**TASK REQUIREMENTS**: Exclude the pictures, then repeat the remaining data exactly.

**EXERCISE MATERIAL**:
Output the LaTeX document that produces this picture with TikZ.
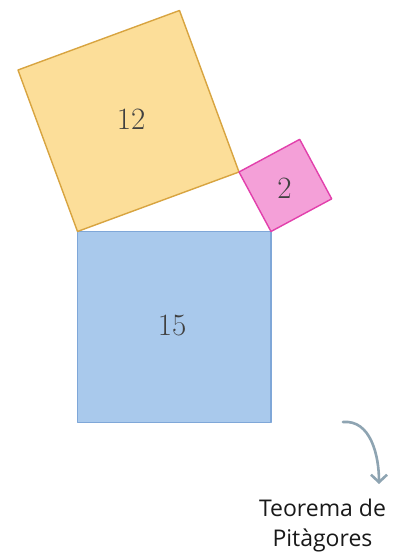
\documentclass[tikz,border=0pt]{standalone}
\usepackage{fontspec}
\newfontfamily\notefont{Open Sans}
\usepackage{tikz}
\usetikzlibrary{calc, arrows.meta}
\definecolor{sqorange}{RGB}{252, 222, 153}
\definecolor{edgeorange}{RGB}{216, 164, 64}
\definecolor{sqpink}{RGB}{244, 160, 216}
\definecolor{edgepink}{RGB}{226, 64, 172}
\definecolor{sqblue}{RGB}{169, 201, 236}
\definecolor{edgeblue}{RGB}{127, 167, 216}
\definecolor{arrowgrey}{RGB}{142, 164, 178}

\begin{document}
\begin{tikzpicture}[x=1pt, y=1pt,
    square/.style={line width=1.4, line join=round},
    area/.style={text=black!75, font=\fontsize{31}{31}\selectfont},
    note/.style={align=center, text=black!90, font=\notefont\fontsize{23}{30}\selectfont}]

  \fill[white] (0, 0) rectangle (394, 553);
  \useasboundingbox (0, 0) rectangle (394, 553);

  % vertices of the right triangle
  \coordinate (A) at (77.5, 321.5);
  \coordinate (E) at (271, 321.5);
  \coordinate (B) at (239, 381);

  % squares on the three sides
  \filldraw[square, fill=sqblue, draw=edgeblue] (A) rectangle (271, 130.5);
  \filldraw[square, fill=sqorange, draw=edgeorange]
    (A) -- (B) -- ($(B)!1!-90:(A)$) -- ($(A)!1!90:(B)$) -- cycle;
  \filldraw[square, fill=sqpink, draw=edgepink]
    (B) -- ($(B)!1.02!90:(E)$) -- ($(E)!1.02!-90:(B)$) -- (E) -- cycle;

  \node[area] (big)   at (131, 434) {12};
  \node[area] (small) at (284.5, 365) {2};
  \node[area] (hyp)   at (172, 227) {15};

  \node[note] (caption) at (322.5, 27) {Teorema de\\Pitàgores};

  \coordinate (arrowstart) at (343, 131);
  \coordinate (arrowtip) at (379, 69);
  \draw[arrowgrey, line width=2.6, line cap=round,
        -{Straight Barb[length=7.5pt, width=16pt, line width=2.6]}]
    (arrowstart) to[out=5, in=90] (arrowtip);

\end{tikzpicture}
\end{document}
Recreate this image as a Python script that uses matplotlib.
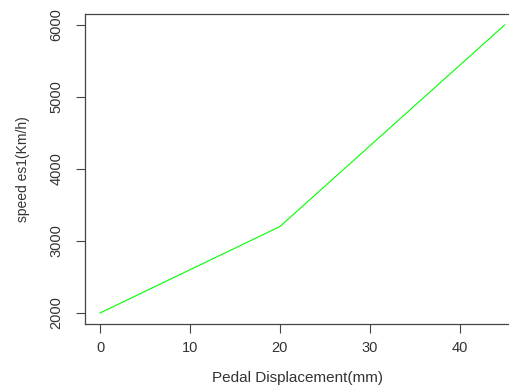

**WRITTEN REPLY**:
Output the LaTeX document that produces this picture with TikZ.
\documentclass[tikz,border=0pt]{standalone}
\usepackage{fontspec}
\newfontfamily\notefont{Open Sans}
\usepackage{tikz}
\usetikzlibrary{calc, arrows.meta}
\definecolor{sqorange}{RGB}{252, 222, 153}
\definecolor{edgeorange}{RGB}{216, 164, 64}
\definecolor{sqpink}{RGB}{244, 160, 216}
\definecolor{edgepink}{RGB}{226, 64, 172}
\definecolor{sqblue}{RGB}{169, 201, 236}
\definecolor{edgeblue}{RGB}{127, 167, 216}
\definecolor{arrowgrey}{RGB}{142, 164, 178}

\begin{document}
\begin{tikzpicture}[x=1pt, y=1pt,
    square/.style={line width=1.4, line join=round},
    area/.style={text=black!75, font=\fontsize{31}{31}\selectfont},
    note/.style={align=center, text=black!90, font=\notefont\fontsize{23}{30}\selectfont}]

  \fill[white] (0, 0) rectangle (394, 553);
  \useasboundingbox (0, 0) rectangle (394, 553);

  % vertices of the right triangle
  \coordinate (A) at (77.5, 321.5);
  \coordinate (E) at (271, 321.5);
  \coordinate (B) at (239, 381);

  % squares on the three sides
  \filldraw[square, fill=sqblue, draw=edgeblue] (A) rectangle (271, 130.5);
  \filldraw[square, fill=sqorange, draw=edgeorange]
    (A) -- (B) -- ($(B)!1!-90:(A)$) -- ($(A)!1!90:(B)$) -- cycle;
  \filldraw[square, fill=sqpink, draw=edgepink]
    (B) -- ($(B)!1.02!90:(E)$) -- ($(E)!1.02!-90:(B)$) -- (E) -- cycle;

  \node[area] (big)   at (131, 434) {12};
  \node[area] (small) at (284.5, 365) {2};
  \node[area] (hyp)   at (172, 227) {15};

  \node[note] (caption) at (322.5, 27) {Teorema de\\Pitàgores};

  \coordinate (arrowstart) at (343, 131);
  \coordinate (arrowtip) at (379, 69);
  \draw[arrowgrey, line width=2.6, line cap=round,
        -{Straight Barb[length=7.5pt, width=16pt, line width=2.6]}]
    (arrowstart) to[out=5, in=90] (arrowtip);

\end{tikzpicture}
\end{document}
Recreate this image as a Python script that uses matplotlib.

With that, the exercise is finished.